If you were not given any credit, then accept it as a matter of routine, no matter how tough it is. Otherwise, you can go elsewhere. This is not to say that giving credit to people is bad. It’s just that there are bosses out there that have a different style of managing people. For one, you may think that you have an excellent idea, but your boss could see it differently.

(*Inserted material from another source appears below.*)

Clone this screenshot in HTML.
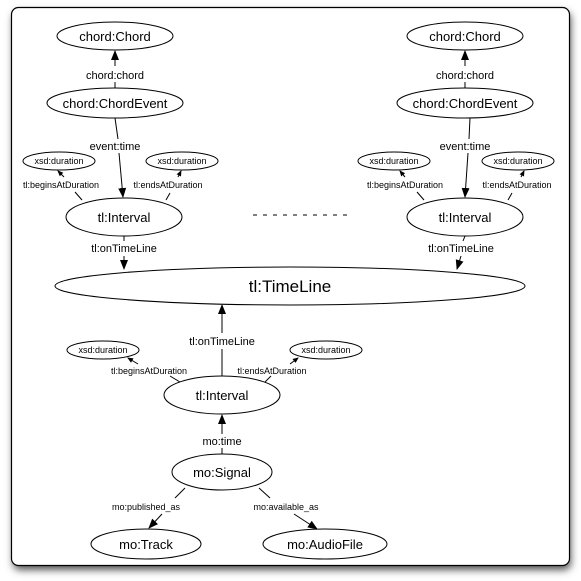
<!DOCTYPE html>
<html><head><meta charset="utf-8"><style>
html,body{margin:0;padding:0;background:#fff;width:581px;height:581px;overflow:hidden}
svg{display:block}
text{font-family:"Liberation Sans",sans-serif;fill:#000}
</style></head><body>
<svg width="581" height="581" viewBox="0 0 581 581" xmlns="http://www.w3.org/2000/svg">
<defs>
<filter id="sh" x="-10%" y="-10%" width="120%" height="120%"><feGaussianBlur stdDeviation="4"/></filter>
<marker id="a" markerWidth="10" markerHeight="10" refX="9" refY="5" orient="auto" markerUnits="userSpaceOnUse"><path d="M0,1 L10,5 L0,9 z" fill="#000"/></marker>
<marker id="s" markerWidth="6" markerHeight="6" refX="5" refY="3" orient="auto" markerUnits="userSpaceOnUse"><path d="M0,0.5 L6,3 L0,5.5 z" fill="#000"/></marker>
</defs>
<rect x="13" y="12" width="558" height="558" rx="7" fill="#555" filter="url(#sh)"/>
<rect x="11.5" y="7.5" width="558" height="558" rx="7" fill="#fff" stroke="#000" stroke-width="1.2"/>
<g fill="#fff" stroke="#000" stroke-width="1">
<ellipse cx="115" cy="36" rx="58" ry="14"/>
<ellipse cx="115" cy="103" rx="68" ry="15"/>
<ellipse cx="59" cy="161" rx="36" ry="9"/>
<ellipse cx="182" cy="161" rx="36" ry="9"/>
<ellipse cx="124" cy="217" rx="58" ry="19"/>
<ellipse cx="465" cy="36" rx="58" ry="14"/>
<ellipse cx="465" cy="103" rx="68" ry="15"/>
<ellipse cx="394" cy="161" rx="36" ry="9"/>
<ellipse cx="518" cy="161" rx="36" ry="9"/>
<ellipse cx="465" cy="217" rx="58" ry="19"/>
<ellipse cx="290" cy="286" rx="235" ry="19"/>
<ellipse cx="103" cy="350" rx="36" ry="9"/>
<ellipse cx="326" cy="350" rx="36" ry="9"/>
<ellipse cx="222" cy="395" rx="58" ry="19"/>
<ellipse cx="222" cy="472" rx="50" ry="18"/>
<ellipse cx="146" cy="544" rx="55" ry="15"/>
<ellipse cx="325" cy="544" rx="62" ry="15"/>
</g>
<g stroke="#000" stroke-width="1" fill="none">
<line x1="115" y1="88" x2="115" y2="82"/><line x1="115" y1="66" x2="115" y2="51" marker-end="url(#a)"/>
<line x1="115" y1="118" x2="118" y2="139"/><line x1="119" y1="153" x2="123" y2="197" marker-end="url(#a)"/>
<line x1="82" y1="200" x2="75" y2="192"/><line x1="64" y1="177" x2="58" y2="171" marker-end="url(#s)"/>
<line x1="166" y1="200" x2="170" y2="193"/><line x1="178" y1="177" x2="181" y2="171" marker-end="url(#s)"/>
<line x1="124" y1="236" x2="124" y2="241"/><line x1="124" y1="256" x2="124" y2="269" marker-end="url(#a)"/>
<line x1="465" y1="88" x2="465" y2="82"/><line x1="465" y1="66" x2="465" y2="51" marker-end="url(#a)"/>
<line x1="470" y1="118" x2="469" y2="139"/><line x1="468" y1="153" x2="465" y2="197" marker-end="url(#a)"/>
<line x1="424" y1="200" x2="417" y2="192"/><line x1="405" y1="177" x2="400" y2="171" marker-end="url(#s)"/>
<line x1="508" y1="200" x2="512" y2="193"/><line x1="521" y1="177" x2="524" y2="171" marker-end="url(#s)"/>
<line x1="465" y1="236" x2="463" y2="241"/><line x1="461" y1="256" x2="457" y2="269" marker-end="url(#a)"/>
<line x1="253" y1="215" x2="350" y2="215" stroke-dasharray="4,6"/>
<line x1="222" y1="376" x2="222" y2="349"/><line x1="222" y1="333" x2="222" y2="305" marker-end="url(#a)"/>
<line x1="180" y1="382" x2="170" y2="376"/><line x1="138" y1="364" x2="128" y2="358" marker-end="url(#s)"/>
<line x1="265" y1="382" x2="271" y2="376"/><line x1="290" y1="364" x2="298" y2="358" marker-end="url(#s)"/>
<line x1="222" y1="454" x2="222" y2="448"/><line x1="222" y1="434" x2="222" y2="415" marker-end="url(#a)"/>
<line x1="185" y1="488" x2="175" y2="498"/><line x1="162" y1="514" x2="149" y2="528" marker-end="url(#a)"/>
<line x1="259" y1="488" x2="270" y2="498"/><line x1="294" y1="514" x2="317" y2="529" marker-end="url(#a)"/>
</g>
<g text-anchor="middle" font-size="13">
<text x="115" y="41">chord:Chord</text>
<text x="115" y="108">chord:ChordEvent</text>
<text x="124" y="222">tl:Interval</text>
<text x="465" y="41">chord:Chord</text>
<text x="465" y="108">chord:ChordEvent</text>
<text x="465" y="222">tl:Interval</text>
<text x="222" y="400">tl:Interval</text>
<text x="222" y="477">mo:Signal</text>
<text x="146" y="549">mo:Track</text>
<text x="325" y="549">mo:AudioFile</text>
<text x="290" y="292" font-size="17">tl:TimeLine</text>
</g>
<g text-anchor="middle" font-size="11">
<text x="115" y="79">chord:chord</text>
<text x="115" y="150">event:time</text>
<text x="124" y="252">tl:onTimeLine</text>
<text x="465" y="79">chord:chord</text>
<text x="465" y="150">event:time</text>
<text x="461" y="252">tl:onTimeLine</text>
<text x="222" y="345">tl:onTimeLine</text>
<text x="222" y="445">mo:time</text>
</g>
<g text-anchor="middle" font-size="9">
<text x="59" y="164">xsd:duration</text>
<text x="182" y="164">xsd:duration</text>
<text x="394" y="164">xsd:duration</text>
<text x="518" y="164">xsd:duration</text>
<text x="103" y="353">xsd:duration</text>
<text x="326" y="353">xsd:duration</text>
<text x="61" y="188">tl:beginsAtDuration</text>
<text x="168" y="188">tl:endsAtDuration</text>
<text x="405" y="188">tl:beginsAtDuration</text>
<text x="517" y="188">tl:endsAtDuration</text>
<text x="149" y="374">tl:beginsAtDuration</text>
<text x="272" y="374">tl:endsAtDuration</text>
<text x="146" y="510">mo:published_as</text>
<text x="286" y="510">mo:available_as</text>
</g>
</svg>
</body></html>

This is one hurdle that you can overlook, especially when your idea is not extraordinary, simple to understand, and easy to implement. And the bigger trouble is that many idea proponents often think they have the best proposal out there, when in fact, it’s not. To proceed with your situation in an objective manner, try the following approaches:

One, be the fiercest critic of your own ideas. Before showing your proposal to the boss, explore all possible arguments that he may raise and demolish them all with a much stronger and reasonable counter-arguments. You can also show your ideas to your best friends and ask them to help you strengthen your position. That is, if you’re confident that your best friends won’t copy your ideas and submit them to the boss.

Two, give credit to your friends for their ideas. This can attract good karma, if not positive vibes. Having an optimistic mindset can bring you to greater heights and glory. Just the same, always be willing to modify your ideas to accommodate their good ideas, and of course, to give justice to their contributions. Accepting other people’s ideas and thanking them for it would help solidify support and give your allies to help promote your cause in the interest of co-ownership.

Three, present your reinforced ideas in person to the boss. A personal, one-on-one submission of your ideas to the boss is less likely to be rejected. The length of time that you used in discussing your thoughts may give the boss a hint about where credit is due. Also, it will give you ample opportunity to counter any objections. Be diplomatically assertive without alienating the boss. Show enthusiasm and a positive manner. Quantify the exact value of your ideas in figures. Then prove it.

Four, confirm the submission of your ideas in writing. Do this via email. Your email must appear like the “minutes of meeting” that summarize your discussion with the boss.

This is your proof that the ideas came from you. But more than anything, it should be your protection against any blame, in case your boss decides to drag his feet, and bad things happen because of his inaction.

Last, send as many good ideas as possible to your boss. This is counter-intuitive when you’re dealing with a credit-grabbing boss. But there’s no other way. The boss must be psychologically trained to know where those great ideas are coming from. If he knows that you’re a veritable gold mine of ideas, he knows where to go. With that alone, he can’t afford to lose you.

Once you’ve become comfortable with this approach, you may soon forget about anticipating all credit and support the boss all the way. This could be guesswork to some extent. But there’s no harm in trying. The only thing you stand to lose is your ill will.

ELBONOMICS: Seek long-term respect and not short-term credit for your work.